Altered expression of the iron transporter Nramp1 (Slc11a1) during fetal development of the retinal pigment epithelium in microphthalmia-associated transcription factor Mitf^mi and Mitf^vitiligo mouse mutants

Microphthalmia-associated transcription factor (Mitf) is expressed in neural crest cell-derived melanocytes, and in the retinal pigment epithelium (RPE) during ocular development. Mutations in Mitf are associated with auditory/visual/pigmentary syndromes in humans.

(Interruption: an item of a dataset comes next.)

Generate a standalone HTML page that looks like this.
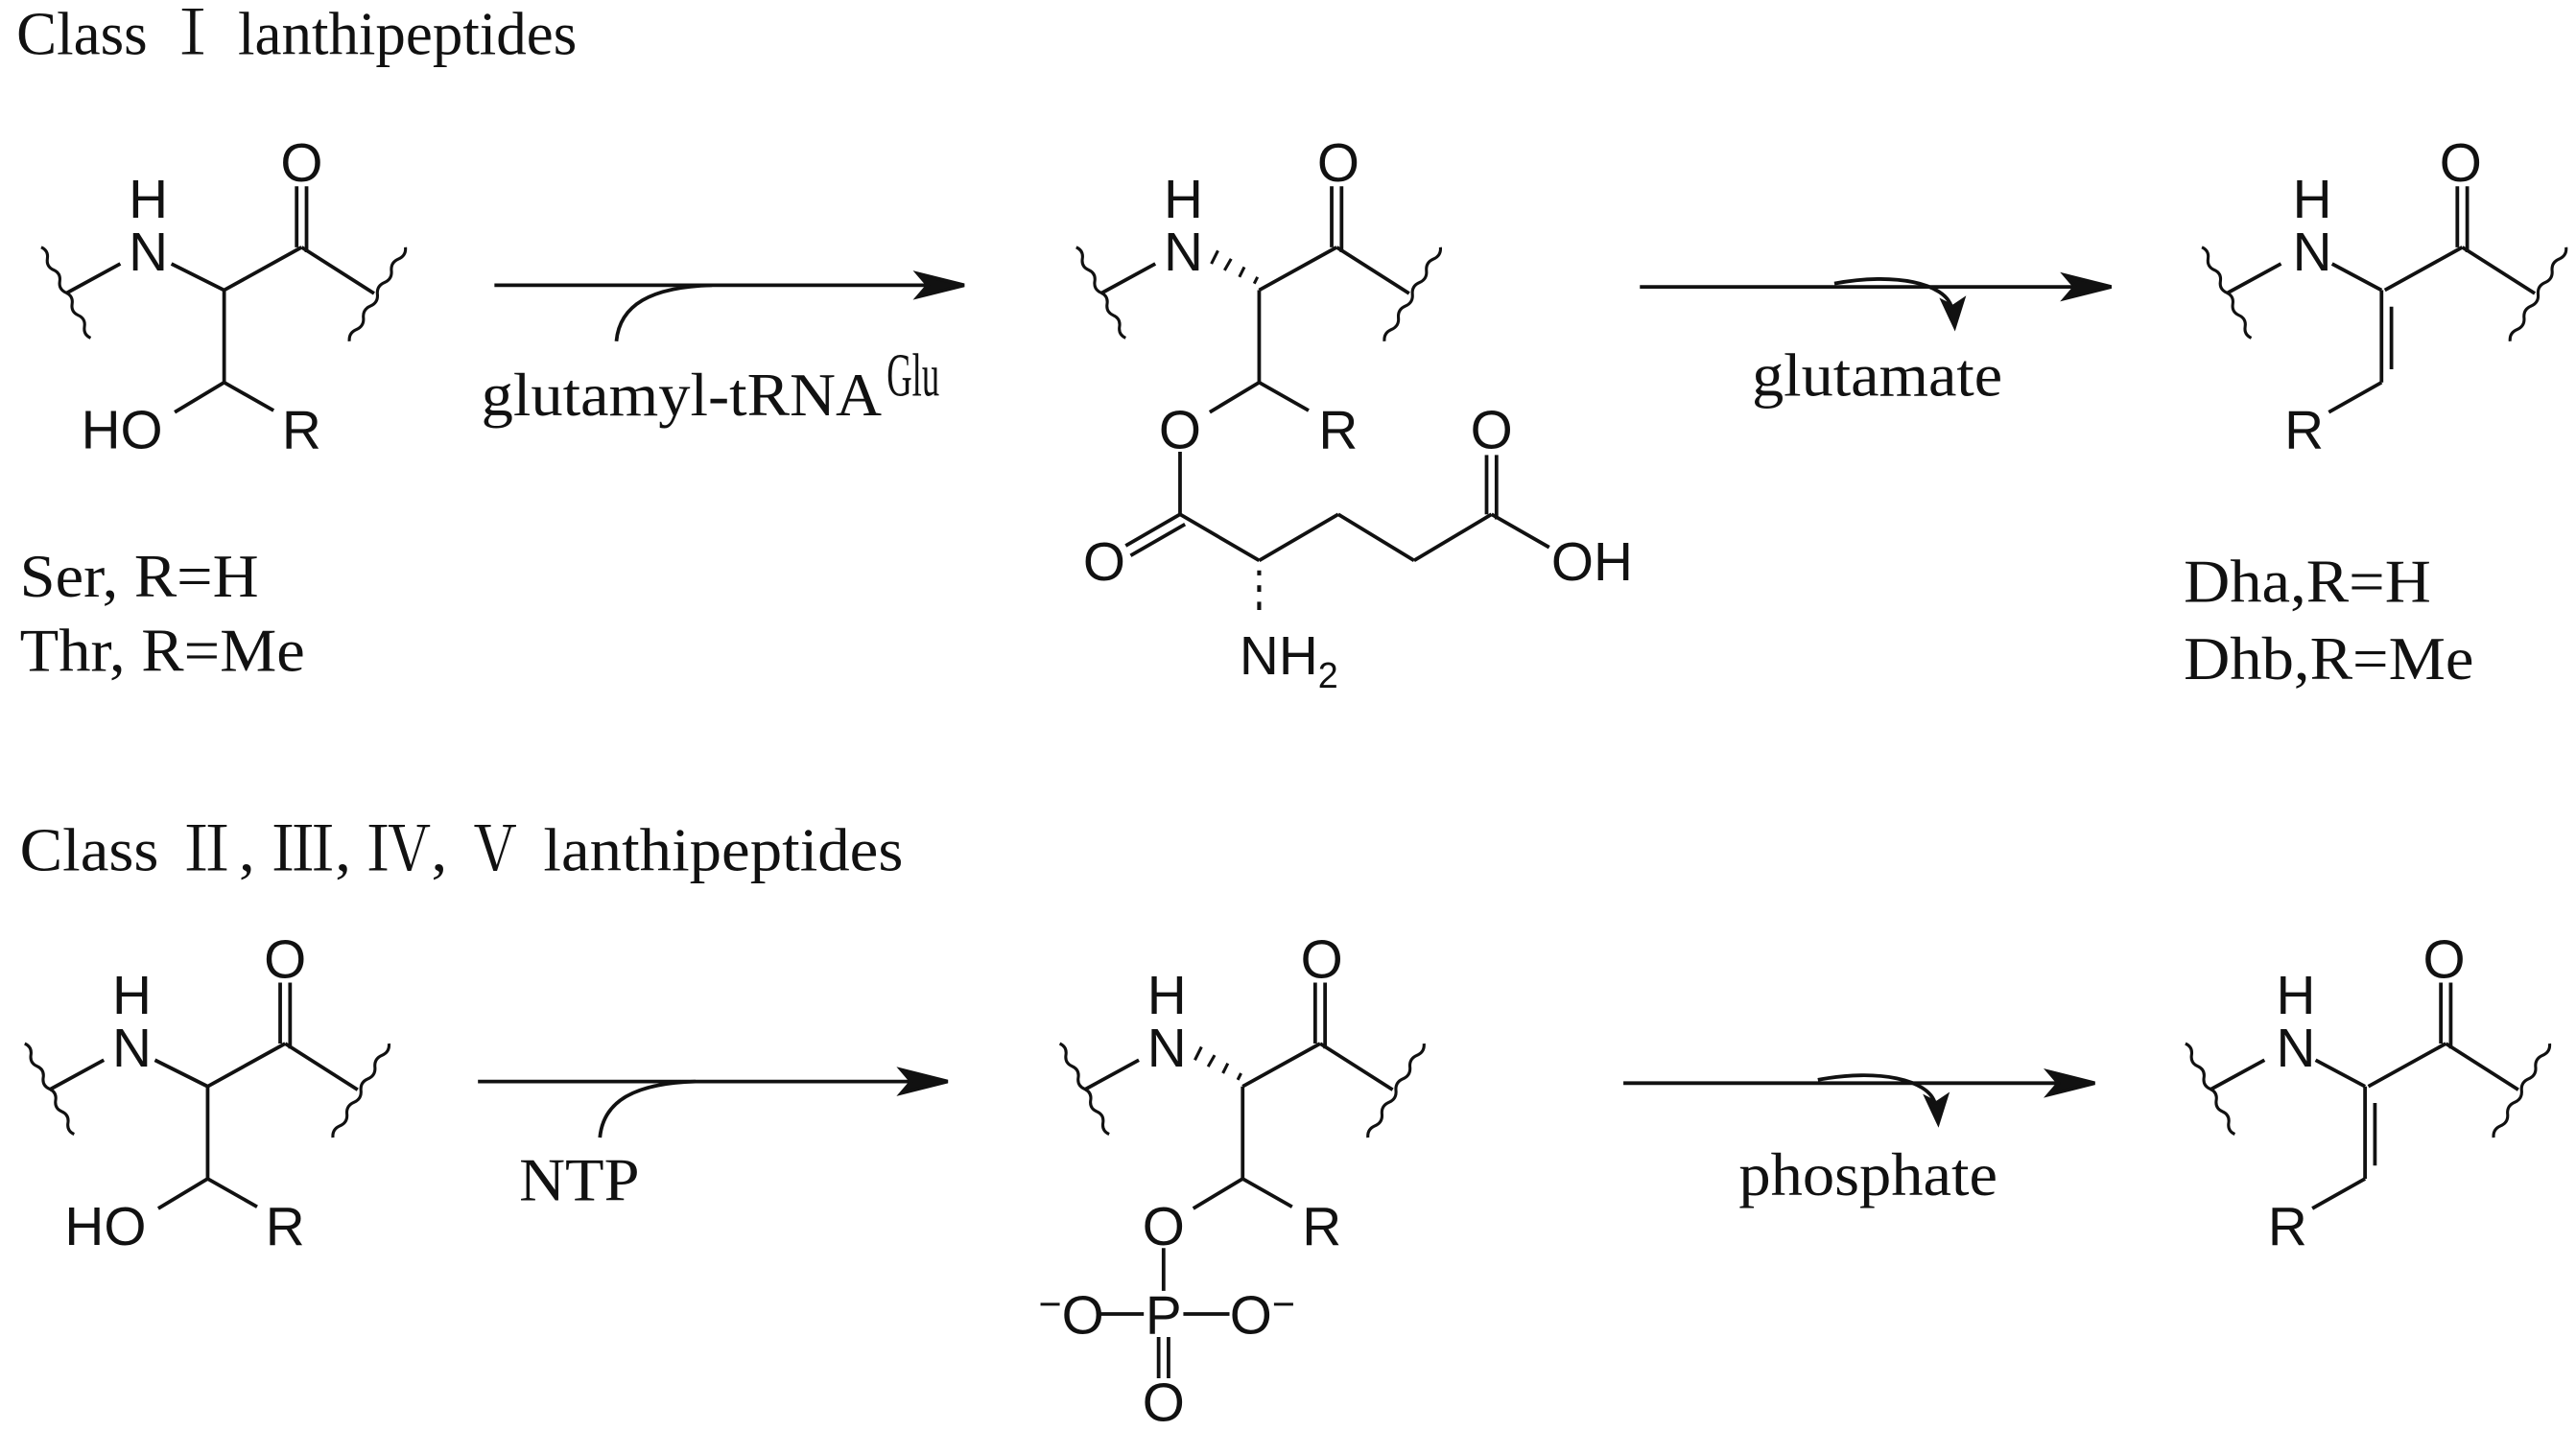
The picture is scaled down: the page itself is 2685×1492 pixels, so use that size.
<!DOCTYPE html>
<html><head><meta charset="utf-8"><style>
html,body{margin:0;padding:0;background:#fff;}
svg{display:block;}
text{stroke:none;font-weight:400;}
.a{font-family:"Liberation Sans",sans-serif;font-size:33px;text-anchor:middle;fill:#111;}
.s{font-family:"Liberation Serif","Noto Serif CJK SC",serif;font-size:37px;fill:#111;}
</style></head><body>
<svg width="2685" height="1492" viewBox="0 0 1563 868" preserveAspectRatio="none" xmlns="http://www.w3.org/2000/svg">
<defs>
<g id="wl"><path d="M25 150 q4.5 2 3.75 6.875 t3.75 6.875 t3.75 6.875 t3.75 6.875 t3.75 6.875 t3.75 6.875 t3.75 6.875 t3.75 6.875" fill="none" stroke="#111" stroke-width="1.8"/></g>
<g id="wr"><path d="M246 150 q0.5 5.1 -4.25 7.125 t-4.25 7.125 t-4.25 7.125 t-4.25 7.125 t-4.25 7.125 t-4.25 7.125 t-4.25 7.125 t-4.25 7.125" fill="none" stroke="#111" stroke-width="1.8"/></g>
<g id="bb">
<use href="#wl"/><use href="#wr"/>
<line x1="40" y1="178" x2="73" y2="160"/>
<line x1="136" y1="176" x2="183" y2="150"/>
<line x1="180" y1="150" x2="180" y2="113"/>
<line x1="186" y1="153" x2="186" y2="113"/>
<line x1="183" y1="150" x2="227" y2="178"/>
</g>
<polygon id="ah" points="0,0 -28,-7 -22,0 -28,7" fill="#111"/>
</defs>

<text class="s" x="10" y="33" textLength="340" lengthAdjust="spacingAndGlyphs">Class Ⅰ lanthipeptides</text>
<text class="s" x="12" y="528" textLength="536" lengthAdjust="spacingAndGlyphs">Class Ⅱ, Ⅲ, Ⅳ, Ⅴ lanthipeptides</text>

<g stroke="#111" stroke-width="2.2" fill="none">
<g>
 <use href="#bb"/>
 <line x1="104" y1="160" x2="136" y2="176"/>
 <line x1="136" y1="176" x2="136" y2="232"/>
 <line x1="136" y1="232" x2="106" y2="250"/>
 <line x1="136" y1="232" x2="166" y2="249"/>
 <g transform="translate(628,0)">
  <use href="#bb"/>
  <line x1="136" y1="176" x2="136" y2="232"/>
  <line x1="136" y1="232" x2="106" y2="250"/>
  <line x1="136" y1="232" x2="166" y2="249"/>
 </g>
 <g stroke-width="1.8">
  <line x1="761" y1="172" x2="763" y2="168"/><line x1="752" y1="168" x2="755" y2="162"/><line x1="743" y1="164" x2="747" y2="157"/><line x1="735" y1="160" x2="739" y2="152"/>
 </g>
 <line x1="716" y1="274" x2="716" y2="312"/>
 <line x1="716" y1="312" x2="683" y2="331"/>
 <line x1="719" y1="318" x2="686" y2="337"/>
 <line x1="716" y1="312" x2="764" y2="340"/>
 <line x1="764" y1="340" x2="812" y2="312"/>
 <line x1="812" y1="312" x2="858" y2="340"/>
 <line x1="858" y1="340" x2="905" y2="312"/>
 <line x1="902" y1="312" x2="902" y2="276"/>
 <line x1="908" y1="315" x2="908" y2="276"/>
 <line x1="905" y1="312" x2="940" y2="332"/>
 <g stroke-width="2.4"><line x1="764" y1="346" x2="764" y2="349"/><line x1="764" y1="355" x2="764" y2="359"/><line x1="764" y1="365" x2="764" y2="370"/></g>
 <g transform="translate(1311,0)">
  <use href="#bb"/>
  <line x1="104" y1="160" x2="134" y2="176"/>
  <line x1="134" y1="176" x2="134" y2="232"/>
  <line x1="140" y1="186" x2="140" y2="224"/>
  <line x1="134" y1="232" x2="102" y2="250"/>
 </g>
 <line x1="300" y1="173" x2="565" y2="173"/>
 <path d="M374 207 C376 185 395 174 432 173"/>
 <line x1="995" y1="174" x2="1262" y2="174"/>
 <path d="M1113 172 C1150 165 1180 172 1184 186"/>
</g>
<use href="#ah" x="585" y="173"/>
<use href="#ah" x="1281" y="174"/>
<polygon points="1186,198 1179,183 1185,186 1191,182" fill="#111"/>

<g>
<text class="a" x="90" y="132">H</text><text class="a" x="90" y="164">N</text>
<text class="a" x="183" y="110">O</text><text class="a" x="74" y="272">HO</text><text class="a" x="183" y="272">R</text>
<text class="a" x="718" y="132">H</text><text class="a" x="718" y="164">N</text>
<text class="a" x="812" y="110">O</text><text class="a" x="716" y="272">O</text><text class="a" x="812" y="272">R</text>
<text class="a" x="670" y="352">O</text><text class="a" x="905" y="272">O</text><text class="a" x="966" y="352">OH</text>
<text class="a" x="782" y="409">NH<tspan font-size="22" dy="8">2</tspan></text>
<text class="a" x="1403" y="132">H</text><text class="a" x="1403" y="164">N</text>
<text class="a" x="1493" y="110">O</text><text class="a" x="1398" y="272">R</text>
</g>
<text class="s" x="12" y="362" textLength="145" lengthAdjust="spacingAndGlyphs">Ser, R=H</text>
<text class="s" x="12" y="407" textLength="173" lengthAdjust="spacingAndGlyphs">Thr, R=Me</text>
<text class="s" x="292" y="252" textLength="243" lengthAdjust="spacingAndGlyphs">glutamyl-tRNA</text>
<text class="s" x="538" y="240" font-size="21" textLength="32" lengthAdjust="spacingAndGlyphs">Glu</text>
<text class="s" x="1063" y="240" textLength="152" lengthAdjust="spacingAndGlyphs">glutamate</text>
<text class="s" x="1325" y="365" textLength="150" lengthAdjust="spacingAndGlyphs">Dha,R=H</text>
<text class="s" x="1325" y="412" textLength="176" lengthAdjust="spacingAndGlyphs">Dhb,R=Me</text>

<g transform="translate(-10,483)">
<g stroke="#111" stroke-width="2.2" fill="none">
 <use href="#bb"/>
 <line x1="104" y1="160" x2="136" y2="176"/>
 <line x1="136" y1="176" x2="136" y2="232"/>
 <line x1="136" y1="232" x2="106" y2="250"/>
 <line x1="136" y1="232" x2="166" y2="249"/>
 <g transform="translate(628,0)">
  <use href="#bb"/>
  <line x1="136" y1="176" x2="136" y2="232"/>
  <line x1="136" y1="232" x2="106" y2="250"/>
  <line x1="136" y1="232" x2="166" y2="249"/>
 </g>
 <g stroke-width="1.8">
  <line x1="761" y1="172" x2="763" y2="168"/><line x1="752" y1="168" x2="755" y2="162"/><line x1="743" y1="164" x2="747" y2="157"/><line x1="735" y1="160" x2="739" y2="152"/>
 </g>
 <line x1="716" y1="274" x2="716" y2="300"/>
 <line x1="676" y1="314" x2="704" y2="314"/>
 <line x1="728" y1="314" x2="756" y2="314"/>
 <line x1="713" y1="328" x2="713" y2="353"/>
 <line x1="719" y1="328" x2="719" y2="353"/>
 <g transform="translate(1311,0)">
  <use href="#bb"/>
  <line x1="104" y1="160" x2="134" y2="176"/>
  <line x1="134" y1="176" x2="134" y2="232"/>
  <line x1="140" y1="186" x2="140" y2="224"/>
  <line x1="134" y1="232" x2="102" y2="250"/>
 </g>
 <line x1="300" y1="173" x2="565" y2="173"/>
 <path d="M374 207 C376 185 395 174 432 173"/>
 <line x1="995" y1="174" x2="1262" y2="174"/>
 <path d="M1113 172 C1150 165 1180 172 1184 186"/>
</g>
<use href="#ah" x="585" y="173"/>
<use href="#ah" x="1281" y="174"/>
<polygon points="1186,198 1179,183 1185,186 1191,182" fill="#111"/>
<text class="a" x="90" y="132">H</text><text class="a" x="90" y="164">N</text>
<text class="a" x="183" y="110">O</text><text class="a" x="74" y="272">HO</text><text class="a" x="183" y="272">R</text>
<text class="a" x="718" y="132">H</text><text class="a" x="718" y="164">N</text>
<text class="a" x="812" y="110">O</text><text class="a" x="716" y="272">O</text><text class="a" x="812" y="272">R</text>
<text class="a" x="716" y="326">P</text>
<text class="a" x="660" y="326"><tspan font-size="24" dy="-10">−</tspan><tspan dy="10">O</tspan></text>
<text class="a" x="776" y="326">O<tspan font-size="24" dy="-10">−</tspan></text>
<text class="a" x="716" y="379">O</text>
<text class="a" x="1403" y="132">H</text><text class="a" x="1403" y="164">N</text>
<text class="a" x="1493" y="110">O</text><text class="a" x="1398" y="272">R</text>
</g>
<text class="s" x="315" y="728" textLength="73" lengthAdjust="spacingAndGlyphs">NTP</text>
<text class="s" x="1055" y="725" textLength="157" lengthAdjust="spacingAndGlyphs">phosphate</text>
</svg>
</body></html>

Mitf^mi/mi mouse mutants lack pigmentation, and are microphthalmic, while Mitf^vit/vit mouse mutants display abnormal RPE pigmentation, and progressive retinal degeneration. Microarray analysis was used to identify novel downstream gene targets/pathways in the RPE that are altered by mutations in the transcription factor Mitf. Using the Affymetrix platform, gene expression profiles were generated using the eyes of E13.5 mouse fetuses that were wildtype, heterozygous, or homozygous for the Mitf^mi mutation. In a separate experiment, eyes from E13.5 mouse fetuses homozygous for the Mitf^vit mutation were compared to eyes from the C57BL/6 control background strain. Statistical analyses were performed using robust multiarray average, mixed-effects ANOVA and random-variance t-tests. Altered expression of genes involved in pigment formation, melanosome biogenesis/transport, and redox homeostasis were observed. Twelve genes were commonly mis-regulated in the eyes of both Mitf mutants: 10 of these genes were downregulated in both mutants relative to controls, while 2 of the genes (Nramp1 (Slc11a1) and epoxide hydrolase) were downregulated in Mitf^mi/mi mutants, and conversely, upregulated in Mitf^vit/vit mutants. Quantitative RT-PCR and immunohistochemistry were used to confirm altered gene/protein expression. RPE expression of the Fe⁺² iron transporter Nramp1 (Slc11a1) has not previously been reported. Fe⁺² is an important co-factor utilized by the iron-dependent isomerohydrolase RPE65 in the retinoid visual cycle. However, excess accumulation of Fe⁺² in the RPE has recently been associated with oxidative damage and age-related macular degeneration. Abnormal pigmentation and increased activity of Slc11a1 in the RPE of Mitf^vit mice may contribute to the pathology and progressive retinal degeneration observed in these mutants.